Я ослушался этого приказа. И могу засвидетельствовать следующее. Во время олимпиады, когда я выезжал на улицу на своих «Жигулях», я ни разу не увидел еще какую-то другую машину, кроме машин ГАИ, гэбэшников и московских такси. Проехать по улицам в то время и не быть остановленным гэбэшниками было невозможно. Они меня останавливали, как только я проезжал мимо них. А стояли они везде. И сразу спрашивали, слышал ли я распоряжение о том, что никто не должен выезжать на улицы Москвы на личных автомобилях. А когда я пожимал плечами, они бросались к моей машине и пытались к чему-то придраться. Что было не так-то просто, поскольку я к такому обороту дел был подготовлен. Машина моя была сравнительно новая (ей не было и трех лет), и я еще не успел раздолбать ее на черноземе пасеки. Перед каждым выездом я обдавал свои «Жигули» водой из ведра. Это имело большой смысл. Когда меня останавливали гэбэшники и выясняли, что придраться не к чему, они начинали говорить, что машина не помыта. И тут я показывал на капли и говорил, что только что выехал с мойки. Они с сожалением отпускали меня, правда, требуя с меня обещание (честное комсомольское?), что я тут же поставлю машину в гараж (которого у меня никогда не было) и не выеду оттуда до окончания олимпийских игр.

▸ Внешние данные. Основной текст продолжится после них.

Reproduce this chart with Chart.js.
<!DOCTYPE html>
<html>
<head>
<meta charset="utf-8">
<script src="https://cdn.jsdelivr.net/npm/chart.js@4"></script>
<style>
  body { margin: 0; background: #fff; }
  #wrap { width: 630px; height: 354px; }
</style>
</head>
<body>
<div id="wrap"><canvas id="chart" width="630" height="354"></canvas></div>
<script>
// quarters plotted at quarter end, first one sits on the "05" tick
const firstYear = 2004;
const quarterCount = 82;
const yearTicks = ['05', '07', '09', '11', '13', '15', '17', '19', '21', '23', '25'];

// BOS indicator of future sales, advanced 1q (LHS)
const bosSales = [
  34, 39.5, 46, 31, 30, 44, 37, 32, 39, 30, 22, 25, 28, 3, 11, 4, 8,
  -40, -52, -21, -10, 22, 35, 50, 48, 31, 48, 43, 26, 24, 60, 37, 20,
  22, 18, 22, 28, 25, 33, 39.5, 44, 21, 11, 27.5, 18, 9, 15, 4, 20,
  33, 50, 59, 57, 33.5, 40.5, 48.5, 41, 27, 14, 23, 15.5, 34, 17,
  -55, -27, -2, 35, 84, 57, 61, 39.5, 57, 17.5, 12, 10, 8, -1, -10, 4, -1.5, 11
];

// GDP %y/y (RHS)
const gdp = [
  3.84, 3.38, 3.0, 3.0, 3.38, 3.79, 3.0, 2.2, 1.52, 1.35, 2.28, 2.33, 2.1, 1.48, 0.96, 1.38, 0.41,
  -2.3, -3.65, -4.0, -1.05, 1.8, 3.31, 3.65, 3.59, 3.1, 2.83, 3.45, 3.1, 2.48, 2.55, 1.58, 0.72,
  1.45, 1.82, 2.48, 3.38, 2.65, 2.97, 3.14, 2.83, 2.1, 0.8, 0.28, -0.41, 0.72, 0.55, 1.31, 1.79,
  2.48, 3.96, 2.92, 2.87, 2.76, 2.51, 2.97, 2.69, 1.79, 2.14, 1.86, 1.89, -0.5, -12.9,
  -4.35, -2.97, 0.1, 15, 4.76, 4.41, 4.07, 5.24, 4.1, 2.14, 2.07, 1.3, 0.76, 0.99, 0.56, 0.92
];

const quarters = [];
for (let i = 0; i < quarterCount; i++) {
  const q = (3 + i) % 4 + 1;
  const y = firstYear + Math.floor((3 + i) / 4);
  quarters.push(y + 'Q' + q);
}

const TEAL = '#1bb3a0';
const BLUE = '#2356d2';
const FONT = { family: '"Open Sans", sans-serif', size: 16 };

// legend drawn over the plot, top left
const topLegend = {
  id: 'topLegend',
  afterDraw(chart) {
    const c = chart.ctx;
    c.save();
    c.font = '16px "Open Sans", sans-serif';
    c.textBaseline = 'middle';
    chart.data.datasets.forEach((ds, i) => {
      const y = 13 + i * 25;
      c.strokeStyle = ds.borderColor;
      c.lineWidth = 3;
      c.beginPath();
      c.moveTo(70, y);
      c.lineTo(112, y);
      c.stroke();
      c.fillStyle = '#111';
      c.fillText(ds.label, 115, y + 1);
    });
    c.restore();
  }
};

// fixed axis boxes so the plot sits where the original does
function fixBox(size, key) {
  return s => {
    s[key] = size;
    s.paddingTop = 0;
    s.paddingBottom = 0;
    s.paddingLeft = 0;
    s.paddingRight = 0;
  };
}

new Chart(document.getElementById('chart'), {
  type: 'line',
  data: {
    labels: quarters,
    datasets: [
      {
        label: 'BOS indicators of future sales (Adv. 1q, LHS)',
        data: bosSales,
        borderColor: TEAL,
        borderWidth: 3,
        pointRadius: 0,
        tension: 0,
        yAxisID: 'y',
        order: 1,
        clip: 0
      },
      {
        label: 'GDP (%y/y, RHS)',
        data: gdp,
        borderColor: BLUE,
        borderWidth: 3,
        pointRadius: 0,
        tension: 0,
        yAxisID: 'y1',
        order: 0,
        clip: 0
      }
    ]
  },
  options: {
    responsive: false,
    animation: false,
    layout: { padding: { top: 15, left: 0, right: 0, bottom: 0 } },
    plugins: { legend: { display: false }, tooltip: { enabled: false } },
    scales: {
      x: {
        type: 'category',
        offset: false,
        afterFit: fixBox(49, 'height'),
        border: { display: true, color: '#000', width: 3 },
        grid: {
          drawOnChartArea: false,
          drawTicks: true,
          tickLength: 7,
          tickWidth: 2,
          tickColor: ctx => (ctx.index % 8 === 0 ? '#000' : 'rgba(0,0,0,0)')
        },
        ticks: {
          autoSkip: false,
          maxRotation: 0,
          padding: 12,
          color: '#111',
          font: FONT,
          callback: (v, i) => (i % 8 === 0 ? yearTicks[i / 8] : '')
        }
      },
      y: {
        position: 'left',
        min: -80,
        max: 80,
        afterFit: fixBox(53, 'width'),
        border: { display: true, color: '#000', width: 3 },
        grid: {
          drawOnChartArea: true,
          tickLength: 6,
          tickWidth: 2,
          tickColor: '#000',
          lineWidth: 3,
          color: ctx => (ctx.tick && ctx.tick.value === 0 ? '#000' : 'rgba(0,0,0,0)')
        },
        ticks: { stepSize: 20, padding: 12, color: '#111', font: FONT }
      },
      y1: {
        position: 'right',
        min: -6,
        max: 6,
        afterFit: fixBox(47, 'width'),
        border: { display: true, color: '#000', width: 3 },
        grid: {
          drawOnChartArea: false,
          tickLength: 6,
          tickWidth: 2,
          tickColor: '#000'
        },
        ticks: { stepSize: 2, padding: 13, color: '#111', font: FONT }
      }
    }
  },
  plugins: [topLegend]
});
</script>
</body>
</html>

На самом деле, не очень понятно, зачем надо было запрещать автомобильное движение на московских улицах. Вот если бы они запретили людям выходить на улицы до конца Олимпийских игр, тогда это было бы мне понятно.

Но они сделали всё по-другому. Они объявили культурную программу для всех иностранных спортсменов. Все свободное время спортсменов было расписано со всей тщательностью. Любые свободные часы использовались для того, чтобы увезти этих спортсменов куда-то на экскурсию. (Чему, кстати, иностранные спортсмены были рады.) Куда – неважно, лишь бы эти иностранные спортсмены не были предоставлены самим себе и не могли бы общаться с местным населением.

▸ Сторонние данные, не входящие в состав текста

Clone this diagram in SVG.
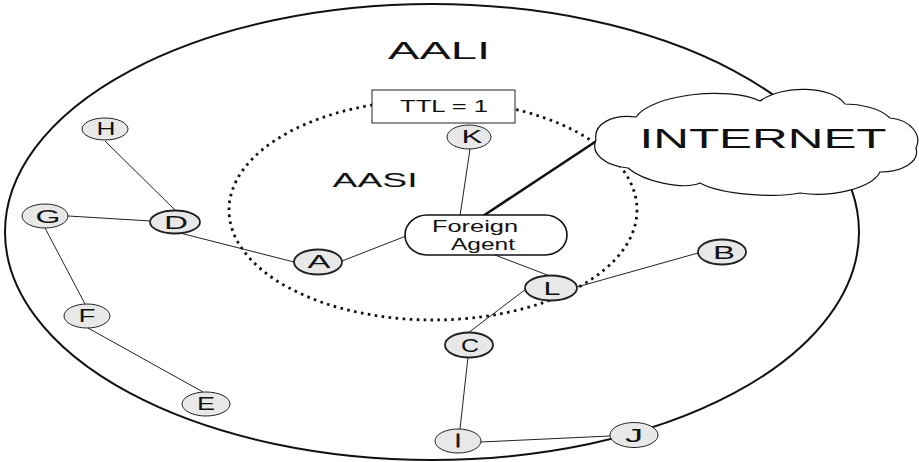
<svg xmlns="http://www.w3.org/2000/svg" width="919" height="462" viewBox="0 0 919 462">
  <style>
    .area { fill: none; stroke: #111; stroke-width: 2; }
    .scope { fill: none; stroke: #111; stroke-width: 2.8; stroke-dasharray: 2.6 4.4; }
    .link { fill: none; stroke: #222; stroke-width: 1; }
    .trunk { fill: none; stroke: #111; stroke-width: 2.6; }
    .node ellipse { fill: #e8e8e8; stroke: #222; stroke-width: 1; }
    .node.router ellipse { stroke-width: 1.8; }
    .label { font-family: "Liberation Sans", Arial, sans-serif; fill: #111; text-anchor: middle; }
    .nl { font-size: 18px; }
  </style>

  <!-- outer administrative area -->
  <ellipse class="area" cx="432" cy="232" rx="427" ry="228"/>
  <text class="label" x="439" y="59" font-size="24" textLength="102" lengthAdjust="spacingAndGlyphs">AALI</text>

  <!-- TTL-limited scope -->
  <ellipse class="scope" cx="433" cy="210" rx="204" ry="110"/>
  <text class="label" x="375" y="187" font-size="20" textLength="85" lengthAdjust="spacingAndGlyphs">AASI</text>

  <g id="connectors">
    <line class="link" x1="105" y1="141" x2="175" y2="210"/>
    <line class="link" x1="68" y1="216" x2="151" y2="221"/>
    <line class="link" x1="45" y1="228" x2="85" y2="304"/>
    <line class="link" x1="88" y1="328" x2="203" y2="392"/>
    <line class="link" x1="180" y1="233" x2="294" y2="262"/>
    <line class="link" x1="342" y1="261" x2="406" y2="236"/>
    <line class="link" x1="470" y1="149" x2="460" y2="216"/>
    <line class="trunk" x1="483" y1="216" x2="598" y2="140"/>
    <line class="link" x1="487" y1="252" x2="550" y2="276"/>
    <line class="link" x1="577" y1="287" x2="698" y2="253"/>
    <line class="link" x1="526" y1="289" x2="468" y2="333"/>
    <line class="link" x1="468" y1="357" x2="460" y2="429"/>
    <line class="link" x1="481" y1="442" x2="610" y2="436"/>
  </g>

  <g id="ttl">
    <rect x="372" y="90" width="143" height="33" fill="#fff" stroke="#222" stroke-width="1"/>
    <text class="label" x="444" y="112" font-size="17" textLength="88" lengthAdjust="spacingAndGlyphs">TTL = 1</text>
  </g>

  <g id="internet">
    <path d="M596 140 C593 124 612 114 636 117 C652 94 728 86 760 101 C784 84 832 86 845 104 C860 104 880 108 890 118 C912 120 922 136 916 148 C920 162 902 172 880 172 C872 188 832 198 800 193 C776 198 722 195 700 183 C684 190 644 182 628 168 C606 166 590 154 596 140 Z" fill="#fff" stroke="#111" stroke-width="1.2"/>
    <text class="label" x="763" y="148" font-size="28" textLength="247" lengthAdjust="spacingAndGlyphs">INTERNET</text>
  </g>

  <g id="foreign-agent">
    <rect x="405" y="215" width="162" height="40" rx="22" ry="20" fill="#fff" stroke="#111" stroke-width="1.6"/>
    <text class="label" x="475" y="232" font-size="16" textLength="86" lengthAdjust="spacingAndGlyphs">Foreign</text>
    <text class="label" x="483" y="250" font-size="16" textLength="64" lengthAdjust="spacingAndGlyphs">Agent</text>
  </g>

  <g id="node-H" class="node">
    <ellipse cx="105" cy="129" rx="23" ry="11"/>
    <text class="label nl" x="106" y="135" textLength="19" lengthAdjust="spacingAndGlyphs">H</text>
  </g>
  <g id="node-G" class="node">
    <ellipse cx="45" cy="216" rx="23" ry="12"/>
    <text class="label nl" x="48" y="223" textLength="25" lengthAdjust="spacingAndGlyphs">G</text>
  </g>
  <g id="node-D" class="node router">
    <ellipse cx="175" cy="222" rx="25" ry="11.5"/>
    <text class="label nl" x="176" y="229" textLength="24" lengthAdjust="spacingAndGlyphs">D</text>
  </g>
  <g id="node-F" class="node">
    <ellipse cx="87" cy="316" rx="23" ry="12"/>
    <text class="label nl" x="87" y="322" textLength="17" lengthAdjust="spacingAndGlyphs">F</text>
  </g>
  <g id="node-E" class="node">
    <ellipse cx="206" cy="404" rx="24" ry="12"/>
    <text class="label nl" x="206" y="410" textLength="18" lengthAdjust="spacingAndGlyphs">E</text>
  </g>
  <g id="node-A" class="node router">
    <ellipse cx="318" cy="262" rx="24" ry="12.5"/>
    <text class="label nl" x="319" y="268" textLength="23" lengthAdjust="spacingAndGlyphs">A</text>
  </g>
  <g id="node-K" class="node">
    <ellipse cx="469" cy="137" rx="22" ry="12"/>
    <text class="label nl" x="472" y="143" textLength="21" lengthAdjust="spacingAndGlyphs">K</text>
  </g>
  <g id="node-L" class="node router">
    <ellipse cx="551" cy="288" rx="26" ry="12.5"/>
    <text class="label nl" x="552" y="295" textLength="17" lengthAdjust="spacingAndGlyphs">L</text>
  </g>
  <g id="node-B" class="node router">
    <ellipse cx="722" cy="252" rx="24" ry="12.5"/>
    <text class="label nl" x="724" y="259" textLength="22" lengthAdjust="spacingAndGlyphs">B</text>
  </g>
  <g id="node-C" class="node router">
    <ellipse cx="469" cy="345" rx="24" ry="12.5"/>
    <text class="label nl" x="470" y="352" textLength="18" lengthAdjust="spacingAndGlyphs">C</text>
  </g>
  <g id="node-I" class="node">
    <ellipse cx="458" cy="441" rx="23" ry="12"/>
    <text class="label nl" x="458" y="447" stroke="#111" stroke-width="1" textLength="5" lengthAdjust="spacingAndGlyphs">I</text>
  </g>
  <g id="node-J" class="node">
    <ellipse cx="634" cy="435" rx="24" ry="12.5"/>
    <text class="label nl" x="634" y="442" textLength="18" lengthAdjust="spacingAndGlyphs">J</text>
  </g>
</svg>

В 57-м я ходил по Москве пешком, ездил на общественном транспорте и видел тысячи людей всех возможных национальностей. В 80-м я тоже ходил по Москве пешком, тоже ездил на общественном транспорте и еще ездил по Москве на машине, но не смог увидеть ни одного иностранца. Ни одного за все олимпийское лето! Так что гэбэшники своего добились. А песенка про кривобокого мишку «расстаются друзья…» известной комсомольской композиторши могла вызвать слезы умиления только у безнадежно наивных (если говорить мягко) людей.

А вот «большой личный вклад в развитие спорта» – это вообще непонятно что такое. В стране заниматься спортом можно было только, если ты подавал надежды стать олимпийским чемпионом. Ну, бегать по улицам ты мог в любом случае. А если тебе для занятий спортом нужно было какое-то оборудование или особые условия, тогда твое дело было «труба». Поэтому и непонятно, какой такой большой вклад мог внести Павлов в развитие спорта. Развить – в смысле вдохнуть что-то новое в какой-то вид спорта – это бывшему комсомольскому запевале было не по зубам. А вот развить – в смысле написать донос на какого-то спортсмена (такой, как он, скажем, написал в ЦК КПСС на Бориса Спасского – кстати, сочувственно и с поддержкой относившегося к московским бриджистам) – это Павлов мог сделать запросто. Или развить – в смысле запретить что-то – это Павлов тоже мог легко сделать. И, значит, вот такие его действия – в частности, запрещающие какие-то виды спорта, – это как раз, надо полагать, и было то самое, за что его наградили посмертно. А почему у Павлова вызывал этот нездоровый ажиотаж, скажем, женский футбол, – тайна, покрытая мраком. И почему шахматы (где надо было защищать своего короля) не вызывали у него негативной реакции, а карты с теми же королями – вызывали, – это тоже никому не известно. Но факт остается фактом – бридж был отлучен от спорта и, в соответствии с большевицкими порядками, запрещен везде и во всех его проявлениях. Поэтому все наше дальнейшее существование было полностью подпольным.